God has rocked my world.

In the past six years I have gone from stay at home mom with my own practice, working when I wanted with a quiet prayer life to a full time working mom who has listened to God's voice, closed my practice, taken a full time job at the church that pays much less than what I was making, attended a discernment retreat, went through the process of a formal discernment committee that reached consensus for me to move forward. I have had opportunities to preach, Paten,set the table,write call and response liturgy,serve my community, meet monthly with my spiritual director and develop a deeper prayer life.

God has rocked my world.

I thank him everyday for doing so. I thank Him for loving me and trusting me to answer His call. I thank Him for our close relationship so when He asks something out of the ordinary, it is His voice, the voice of a friend who I know and trust, who walks with me.

Yes, God has rocked my world and I have totally rocked the world of my family.

I don't know who this has been hardest on. My children? My husband? Me? This has affected us all in very different ways. My journey has become their journey. No one wanted to believe that at first, not even me. The conversations haven't occurred over coffee at Starbucks or Sunday family dinners. The conversations have occurred over years. Some have been very, very hard. There have been tears and wonderful revelations for all of us. My husband said for a long time that I had changed. I would say,I haven't changed, I am the same me". You know, during one of our conversations I apologized and said, "You are right.I have changed.Having a relationship with God changes you. I am called to be a child of God. I am called to be a wife and mother. I am called to a vocation in ministry".

Following my call has proven to be life-altering. I sometimes try to make sense of the life that has been "given" to me after saying "yes". It has been disrupting to my marriage, confusing to my children and some friends. BUT there are no words to describe the joy of stepping forward in faith and walking with God.
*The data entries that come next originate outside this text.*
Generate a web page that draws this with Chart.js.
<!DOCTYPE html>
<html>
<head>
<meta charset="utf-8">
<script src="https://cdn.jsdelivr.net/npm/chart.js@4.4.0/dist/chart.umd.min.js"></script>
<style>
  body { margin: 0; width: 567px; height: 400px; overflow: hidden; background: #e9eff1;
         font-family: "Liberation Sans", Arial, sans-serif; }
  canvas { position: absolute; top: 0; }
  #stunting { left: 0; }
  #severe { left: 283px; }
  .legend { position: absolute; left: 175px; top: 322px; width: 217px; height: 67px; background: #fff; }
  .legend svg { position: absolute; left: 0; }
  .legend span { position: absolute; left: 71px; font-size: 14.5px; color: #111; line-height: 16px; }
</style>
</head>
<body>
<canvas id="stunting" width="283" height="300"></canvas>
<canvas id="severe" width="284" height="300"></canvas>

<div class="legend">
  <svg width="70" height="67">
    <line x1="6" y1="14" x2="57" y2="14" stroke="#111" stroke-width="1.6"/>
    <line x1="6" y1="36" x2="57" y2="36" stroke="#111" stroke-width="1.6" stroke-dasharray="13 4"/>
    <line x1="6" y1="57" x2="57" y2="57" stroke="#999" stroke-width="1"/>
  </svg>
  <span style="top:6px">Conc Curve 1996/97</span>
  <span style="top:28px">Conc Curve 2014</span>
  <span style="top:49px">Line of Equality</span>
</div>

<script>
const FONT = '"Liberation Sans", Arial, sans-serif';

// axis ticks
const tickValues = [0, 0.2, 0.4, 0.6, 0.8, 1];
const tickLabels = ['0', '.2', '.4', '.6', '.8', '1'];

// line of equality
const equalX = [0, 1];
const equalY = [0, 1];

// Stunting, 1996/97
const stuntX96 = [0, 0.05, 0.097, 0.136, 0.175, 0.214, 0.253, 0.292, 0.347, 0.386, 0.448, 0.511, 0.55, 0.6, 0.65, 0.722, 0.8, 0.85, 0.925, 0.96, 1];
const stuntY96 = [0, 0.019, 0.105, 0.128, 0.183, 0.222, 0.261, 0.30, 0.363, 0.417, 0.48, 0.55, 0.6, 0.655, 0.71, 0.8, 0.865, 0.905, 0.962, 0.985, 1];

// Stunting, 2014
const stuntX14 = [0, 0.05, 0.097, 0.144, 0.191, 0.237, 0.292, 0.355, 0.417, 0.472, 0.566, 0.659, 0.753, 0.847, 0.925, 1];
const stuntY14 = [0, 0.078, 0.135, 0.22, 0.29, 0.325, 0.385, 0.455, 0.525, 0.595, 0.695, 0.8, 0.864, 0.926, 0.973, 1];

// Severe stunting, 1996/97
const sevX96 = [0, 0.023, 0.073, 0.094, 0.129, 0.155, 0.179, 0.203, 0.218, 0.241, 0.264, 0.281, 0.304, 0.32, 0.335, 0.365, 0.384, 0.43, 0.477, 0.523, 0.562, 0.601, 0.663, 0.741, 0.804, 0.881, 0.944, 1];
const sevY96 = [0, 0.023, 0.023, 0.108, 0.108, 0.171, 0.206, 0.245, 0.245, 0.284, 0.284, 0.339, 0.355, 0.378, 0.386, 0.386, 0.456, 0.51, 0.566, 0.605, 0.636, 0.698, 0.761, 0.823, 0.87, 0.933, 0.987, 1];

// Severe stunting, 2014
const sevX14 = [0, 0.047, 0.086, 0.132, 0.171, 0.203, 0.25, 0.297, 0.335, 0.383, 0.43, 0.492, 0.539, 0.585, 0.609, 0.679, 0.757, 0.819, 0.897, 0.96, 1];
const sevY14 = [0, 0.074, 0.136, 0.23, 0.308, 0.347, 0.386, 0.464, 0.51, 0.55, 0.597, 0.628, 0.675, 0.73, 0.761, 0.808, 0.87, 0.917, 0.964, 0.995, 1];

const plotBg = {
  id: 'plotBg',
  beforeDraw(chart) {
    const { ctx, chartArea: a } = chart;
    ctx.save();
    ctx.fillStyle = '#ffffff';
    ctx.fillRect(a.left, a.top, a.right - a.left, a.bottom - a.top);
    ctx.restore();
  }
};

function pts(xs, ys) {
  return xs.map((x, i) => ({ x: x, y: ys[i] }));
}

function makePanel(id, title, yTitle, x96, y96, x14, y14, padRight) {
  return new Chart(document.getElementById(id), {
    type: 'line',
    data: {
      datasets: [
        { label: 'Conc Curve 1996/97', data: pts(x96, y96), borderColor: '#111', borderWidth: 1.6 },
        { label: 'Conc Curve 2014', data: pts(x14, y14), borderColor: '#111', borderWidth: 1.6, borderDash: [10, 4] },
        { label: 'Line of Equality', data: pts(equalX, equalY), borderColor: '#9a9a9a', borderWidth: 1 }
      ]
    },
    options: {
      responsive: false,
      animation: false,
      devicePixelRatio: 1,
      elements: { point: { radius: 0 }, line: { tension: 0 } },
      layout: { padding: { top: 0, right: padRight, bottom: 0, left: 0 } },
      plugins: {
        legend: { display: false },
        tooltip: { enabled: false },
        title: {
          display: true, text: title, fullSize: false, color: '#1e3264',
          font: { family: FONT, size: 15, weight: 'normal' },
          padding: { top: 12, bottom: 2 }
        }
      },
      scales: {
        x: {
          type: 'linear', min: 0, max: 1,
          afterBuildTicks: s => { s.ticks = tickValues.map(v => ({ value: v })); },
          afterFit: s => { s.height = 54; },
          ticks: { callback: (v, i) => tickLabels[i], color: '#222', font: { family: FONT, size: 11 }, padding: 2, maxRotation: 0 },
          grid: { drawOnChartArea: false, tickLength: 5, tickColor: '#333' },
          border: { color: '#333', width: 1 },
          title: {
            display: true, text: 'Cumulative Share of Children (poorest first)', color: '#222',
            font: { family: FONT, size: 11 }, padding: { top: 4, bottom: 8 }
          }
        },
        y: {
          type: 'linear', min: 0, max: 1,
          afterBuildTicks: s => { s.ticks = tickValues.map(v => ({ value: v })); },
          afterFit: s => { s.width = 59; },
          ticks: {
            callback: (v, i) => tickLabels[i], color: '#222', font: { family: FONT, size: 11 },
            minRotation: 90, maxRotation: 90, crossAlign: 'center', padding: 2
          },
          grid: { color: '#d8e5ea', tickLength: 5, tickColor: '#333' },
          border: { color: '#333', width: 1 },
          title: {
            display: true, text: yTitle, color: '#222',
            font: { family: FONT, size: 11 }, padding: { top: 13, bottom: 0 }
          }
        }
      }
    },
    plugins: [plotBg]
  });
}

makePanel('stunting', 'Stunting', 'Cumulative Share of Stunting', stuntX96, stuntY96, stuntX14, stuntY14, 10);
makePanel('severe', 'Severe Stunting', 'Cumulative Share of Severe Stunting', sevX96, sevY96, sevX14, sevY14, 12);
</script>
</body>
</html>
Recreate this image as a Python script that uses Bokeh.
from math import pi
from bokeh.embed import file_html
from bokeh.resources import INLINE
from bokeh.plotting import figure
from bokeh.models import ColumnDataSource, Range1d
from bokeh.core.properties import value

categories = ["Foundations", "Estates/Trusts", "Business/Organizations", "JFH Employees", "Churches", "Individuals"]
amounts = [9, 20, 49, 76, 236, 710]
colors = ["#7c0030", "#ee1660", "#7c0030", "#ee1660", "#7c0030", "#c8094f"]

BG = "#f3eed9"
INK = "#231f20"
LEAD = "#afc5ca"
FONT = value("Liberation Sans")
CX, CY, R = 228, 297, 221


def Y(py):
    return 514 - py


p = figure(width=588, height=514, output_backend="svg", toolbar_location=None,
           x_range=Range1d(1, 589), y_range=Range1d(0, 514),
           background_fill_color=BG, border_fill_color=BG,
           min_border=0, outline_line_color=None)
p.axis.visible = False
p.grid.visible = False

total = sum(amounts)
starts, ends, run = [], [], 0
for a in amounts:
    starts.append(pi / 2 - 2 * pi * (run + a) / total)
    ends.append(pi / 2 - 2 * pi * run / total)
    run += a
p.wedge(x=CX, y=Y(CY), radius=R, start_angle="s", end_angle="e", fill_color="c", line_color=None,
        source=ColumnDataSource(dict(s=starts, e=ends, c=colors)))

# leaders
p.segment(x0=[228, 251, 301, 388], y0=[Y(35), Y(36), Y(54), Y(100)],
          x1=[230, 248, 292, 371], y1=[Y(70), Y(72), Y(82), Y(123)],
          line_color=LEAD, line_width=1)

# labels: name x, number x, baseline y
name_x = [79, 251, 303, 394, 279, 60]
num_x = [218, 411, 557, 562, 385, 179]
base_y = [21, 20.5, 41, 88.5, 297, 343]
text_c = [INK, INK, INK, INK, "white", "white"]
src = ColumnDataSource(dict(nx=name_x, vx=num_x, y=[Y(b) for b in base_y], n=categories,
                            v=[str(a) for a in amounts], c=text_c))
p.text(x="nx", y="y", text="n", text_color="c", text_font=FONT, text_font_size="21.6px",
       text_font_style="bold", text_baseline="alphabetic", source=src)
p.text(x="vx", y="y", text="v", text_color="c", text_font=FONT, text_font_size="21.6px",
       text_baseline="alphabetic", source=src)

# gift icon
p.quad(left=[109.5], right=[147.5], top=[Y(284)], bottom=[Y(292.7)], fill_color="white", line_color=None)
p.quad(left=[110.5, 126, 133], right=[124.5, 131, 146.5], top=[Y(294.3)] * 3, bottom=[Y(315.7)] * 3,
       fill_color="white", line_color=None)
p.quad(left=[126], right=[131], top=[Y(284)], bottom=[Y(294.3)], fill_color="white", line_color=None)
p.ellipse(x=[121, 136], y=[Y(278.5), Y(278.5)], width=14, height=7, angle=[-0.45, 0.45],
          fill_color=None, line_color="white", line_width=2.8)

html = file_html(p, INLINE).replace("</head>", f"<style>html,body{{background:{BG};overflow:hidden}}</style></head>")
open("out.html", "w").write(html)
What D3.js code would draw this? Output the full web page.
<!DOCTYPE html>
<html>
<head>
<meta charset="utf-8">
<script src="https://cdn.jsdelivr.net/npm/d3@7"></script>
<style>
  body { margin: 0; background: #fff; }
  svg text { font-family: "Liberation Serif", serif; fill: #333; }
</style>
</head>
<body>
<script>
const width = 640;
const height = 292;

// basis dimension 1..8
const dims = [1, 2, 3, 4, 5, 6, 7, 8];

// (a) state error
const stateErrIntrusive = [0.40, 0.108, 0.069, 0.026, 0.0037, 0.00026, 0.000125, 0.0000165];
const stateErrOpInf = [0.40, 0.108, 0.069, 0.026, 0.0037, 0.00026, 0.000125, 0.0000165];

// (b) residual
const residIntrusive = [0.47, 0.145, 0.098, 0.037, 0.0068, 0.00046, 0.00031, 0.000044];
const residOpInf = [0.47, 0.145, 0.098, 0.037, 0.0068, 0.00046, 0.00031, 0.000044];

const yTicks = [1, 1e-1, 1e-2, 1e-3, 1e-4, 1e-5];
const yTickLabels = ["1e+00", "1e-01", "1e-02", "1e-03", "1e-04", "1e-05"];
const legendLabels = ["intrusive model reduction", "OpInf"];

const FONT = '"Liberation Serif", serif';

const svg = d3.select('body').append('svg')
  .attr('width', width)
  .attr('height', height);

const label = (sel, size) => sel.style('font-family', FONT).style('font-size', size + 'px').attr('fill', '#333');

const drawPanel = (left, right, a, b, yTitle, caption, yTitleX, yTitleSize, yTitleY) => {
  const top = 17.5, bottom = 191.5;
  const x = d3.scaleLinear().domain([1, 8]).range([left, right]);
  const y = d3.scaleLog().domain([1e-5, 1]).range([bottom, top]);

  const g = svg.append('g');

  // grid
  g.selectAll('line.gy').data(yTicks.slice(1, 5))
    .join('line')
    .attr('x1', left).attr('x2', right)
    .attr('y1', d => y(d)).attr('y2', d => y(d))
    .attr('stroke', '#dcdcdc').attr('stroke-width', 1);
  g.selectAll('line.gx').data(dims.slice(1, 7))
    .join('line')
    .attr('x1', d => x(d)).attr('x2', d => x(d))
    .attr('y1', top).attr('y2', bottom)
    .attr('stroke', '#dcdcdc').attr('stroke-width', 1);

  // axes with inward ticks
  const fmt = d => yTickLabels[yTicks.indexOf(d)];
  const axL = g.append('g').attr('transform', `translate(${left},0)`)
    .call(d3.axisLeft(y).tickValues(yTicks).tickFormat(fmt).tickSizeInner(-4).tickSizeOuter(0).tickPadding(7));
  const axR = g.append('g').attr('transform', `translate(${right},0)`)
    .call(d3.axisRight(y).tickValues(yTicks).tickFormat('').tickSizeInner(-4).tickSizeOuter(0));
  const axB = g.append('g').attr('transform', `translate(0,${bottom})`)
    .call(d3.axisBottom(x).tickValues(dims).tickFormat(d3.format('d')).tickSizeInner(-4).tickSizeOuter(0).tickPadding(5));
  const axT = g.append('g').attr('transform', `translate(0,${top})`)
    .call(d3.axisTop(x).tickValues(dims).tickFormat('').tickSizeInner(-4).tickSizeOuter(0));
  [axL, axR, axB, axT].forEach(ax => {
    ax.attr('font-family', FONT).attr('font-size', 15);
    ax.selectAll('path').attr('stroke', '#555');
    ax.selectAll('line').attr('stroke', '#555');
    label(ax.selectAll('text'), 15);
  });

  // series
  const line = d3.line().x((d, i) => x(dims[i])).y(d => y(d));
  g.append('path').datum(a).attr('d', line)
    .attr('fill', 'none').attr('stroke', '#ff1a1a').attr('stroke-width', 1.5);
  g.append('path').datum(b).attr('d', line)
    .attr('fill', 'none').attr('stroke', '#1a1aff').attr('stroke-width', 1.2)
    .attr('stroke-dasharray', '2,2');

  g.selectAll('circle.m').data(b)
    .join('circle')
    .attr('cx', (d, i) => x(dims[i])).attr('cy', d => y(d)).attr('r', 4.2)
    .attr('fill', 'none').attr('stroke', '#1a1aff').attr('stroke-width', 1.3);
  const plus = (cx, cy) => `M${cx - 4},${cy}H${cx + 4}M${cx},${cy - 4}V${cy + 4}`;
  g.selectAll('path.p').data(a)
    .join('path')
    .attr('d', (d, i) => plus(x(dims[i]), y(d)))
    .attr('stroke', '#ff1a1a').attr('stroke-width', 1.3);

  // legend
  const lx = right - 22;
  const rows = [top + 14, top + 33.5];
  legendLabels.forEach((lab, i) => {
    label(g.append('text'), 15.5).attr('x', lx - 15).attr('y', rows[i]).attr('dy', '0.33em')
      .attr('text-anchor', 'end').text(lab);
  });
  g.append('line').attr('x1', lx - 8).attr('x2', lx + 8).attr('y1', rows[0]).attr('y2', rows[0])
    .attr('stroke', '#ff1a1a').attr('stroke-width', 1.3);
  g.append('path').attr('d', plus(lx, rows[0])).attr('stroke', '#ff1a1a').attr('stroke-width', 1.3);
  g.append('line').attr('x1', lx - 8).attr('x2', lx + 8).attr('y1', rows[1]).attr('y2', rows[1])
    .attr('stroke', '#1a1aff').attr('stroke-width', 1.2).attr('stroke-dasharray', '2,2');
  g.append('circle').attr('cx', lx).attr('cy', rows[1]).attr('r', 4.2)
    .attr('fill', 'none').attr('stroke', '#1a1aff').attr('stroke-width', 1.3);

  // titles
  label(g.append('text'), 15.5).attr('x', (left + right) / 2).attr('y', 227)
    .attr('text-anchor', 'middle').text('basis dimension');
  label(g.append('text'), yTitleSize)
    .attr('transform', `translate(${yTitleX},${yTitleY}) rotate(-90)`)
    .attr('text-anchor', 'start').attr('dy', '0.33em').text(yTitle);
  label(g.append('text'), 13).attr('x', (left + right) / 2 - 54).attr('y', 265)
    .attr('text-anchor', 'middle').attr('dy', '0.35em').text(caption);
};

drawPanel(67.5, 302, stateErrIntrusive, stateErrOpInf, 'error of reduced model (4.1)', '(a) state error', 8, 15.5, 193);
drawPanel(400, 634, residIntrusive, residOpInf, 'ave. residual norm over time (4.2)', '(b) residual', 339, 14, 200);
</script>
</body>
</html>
My faith has grown in strength and depth as I nourish my relationship with God. It is my faith that allows me to survive the dark times of my inner and outer turmoil.
I have felt inadequate for the job God is asking me to do. I think it is natural for me to feel this way. I am inadequate all by myself, but God is not asking me to do this alone. I have to look beyond myself to the faithful followers before me. Those in my community, my mentors and in scripture.

Sunday's reading Hebrew's 11: 1-16 is all about faith. The great leaders of faith Abraham and Sarah, Noah, Abel and Enoch. They lived lives of faith. They trusted God.

I want to live a life of faith with my love for God and reverence for His Word. I hope God will use me as an instrument in His hands to help others and as He continues to rock my world (and He will!) I will always have the trust and faith to say "yes".